WHAT IS REQUIRED
Please retype the records below exactly, from the first line through the line containing "(0,0) rectangle (773,448);", and leave out any pictures.

* * *

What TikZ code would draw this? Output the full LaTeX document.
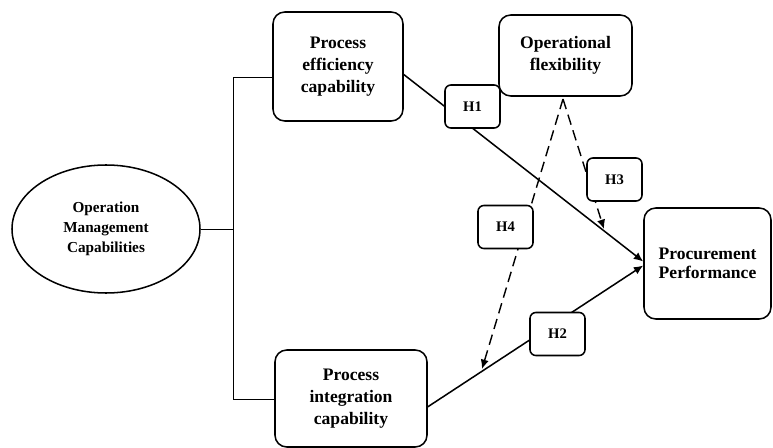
\documentclass[tikz,border=0pt]{standalone}
\usepackage{fontspec}
\setmainfont{Liberation Serif}
\usetikzlibrary{shapes.geometric,arrows.meta}

\begin{document}
\begin{tikzpicture}[x=0.03cm, y=-0.03cm,
    box/.style={draw, line width=1.3pt, rounded corners=10pt, align=center, font=\fontsize{15}{19}\selectfont\bfseries, inner sep=0pt},
    hyp/.style={draw, line width=1.3pt, fill=white, rounded corners=5pt, font=\fontsize{12.5}{14}\selectfont\bfseries, minimum width=1.65cm, minimum height=1.29cm, inner sep=0pt},
    link/.style={line width=1.3pt, -{Latex[length=8pt,width=7pt]}},
    dlink/.style={line width=1.2pt, -{Latex[length=8pt,width=7pt]}, dash pattern=on 9pt off 5pt}]
    \useasboundingbox (0,0) rectangle (773,448);

    % Constructs
    \node[draw, line width=1.3pt, ellipse, align=center, minimum width=5.64cm, minimum height=3.84cm, inner sep=0pt,
          font=\fontsize{13}{17}\selectfont\bfseries] (omc) at (106,229) {Operation\\Management\\Capabilities};
    \node[box, minimum width=3.9cm, minimum height=3.27cm] (eff) at (338,66.5) {Process\\efficiency\\capability};
    \node[box, minimum width=3.99cm, minimum height=2.43cm] (flex) at (565.5,55.5) {Operational\\flexibility};
    \node[box, minimum width=3.81cm, minimum height=3.33cm, font=\fontsize{15}{16.5}\selectfont\bfseries] (proc) at (707.5,263.5) {Procurement\\Performance};
    \node[box, minimum width=4.56cm, minimum height=2.91cm] (integ) at (351,398.5) {Process\\integration\\capability};

    % Tree on the left
    \coordinate (top) at (233,77);
    \coordinate (bot) at (233,399);
    \draw[thin] (top) -- (bot);
    \draw[thin] (omc.east) -- (omc.east -| top);
    \draw[thin] (top) -- (top -| eff.west);
    \draw[thin] (bot) -- (bot -| integ.west);

    % Paths
    \coordinate (base) at (563,99);
    \coordinate (tipthree) at (604,229);
    \coordinate (tipfour) at (482,369);
    \draw[link] ([yshift=-0.24cm]eff.east) -- ([yshift=0.06cm]proc.west);
    \draw[link] ([yshift=-0.25cm]integ.east) -- ([yshift=-0.06cm]proc.west);
    \draw[dlink] (base) -- (tipthree);
    \draw[dlink] (base) -- (tipfour);

    % Hypotheses
    \node[hyp] (hone) at (472.5,106.5) {H1};
    \node[hyp] (htwo) at (557.5,334) {H2};
    \node[hyp] (hthree) at (614.5,179.5) {H3};
    \node[hyp] (hfour) at (505.5,227) {H4};
\end{tikzpicture}
\end{document}
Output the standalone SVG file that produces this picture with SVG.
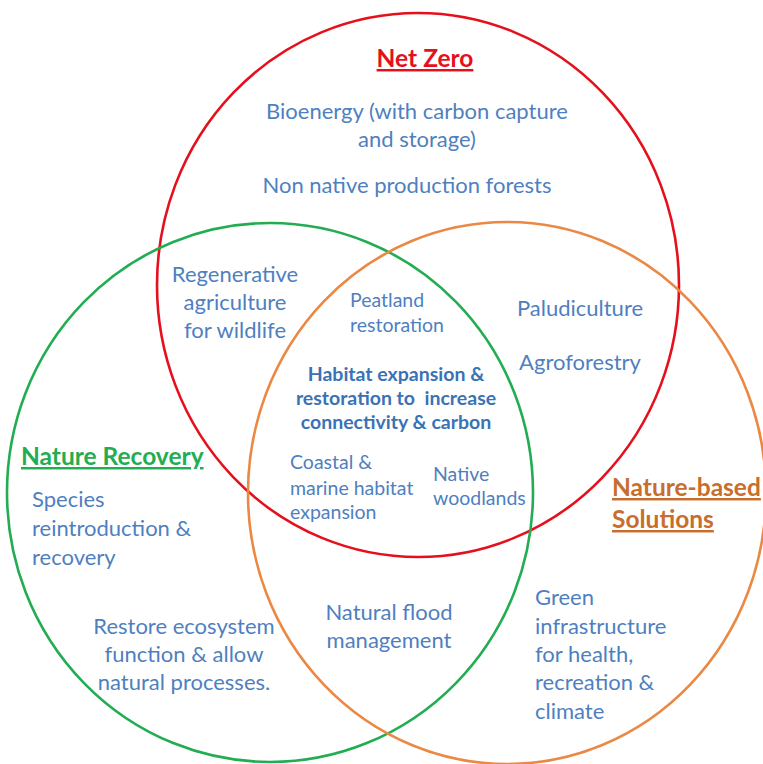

* * *

OUTPUT FOR THIS EXERCISE
What TikZ code would draw this? Output the full LaTeX document.
\documentclass[tikz,border=0pt]{standalone}
\usepackage{fontspec}
\setmainfont{Liberation Serif}
\usetikzlibrary{shapes.geometric,arrows.meta}

\begin{document}
\begin{tikzpicture}[x=0.03cm, y=-0.03cm,
    box/.style={draw, line width=1.3pt, rounded corners=10pt, align=center, font=\fontsize{15}{19}\selectfont\bfseries, inner sep=0pt},
    hyp/.style={draw, line width=1.3pt, fill=white, rounded corners=5pt, font=\fontsize{12.5}{14}\selectfont\bfseries, minimum width=1.65cm, minimum height=1.29cm, inner sep=0pt},
    link/.style={line width=1.3pt, -{Latex[length=8pt,width=7pt]}},
    dlink/.style={line width=1.2pt, -{Latex[length=8pt,width=7pt]}, dash pattern=on 9pt off 5pt}]
    \useasboundingbox (0,0) rectangle (773,448);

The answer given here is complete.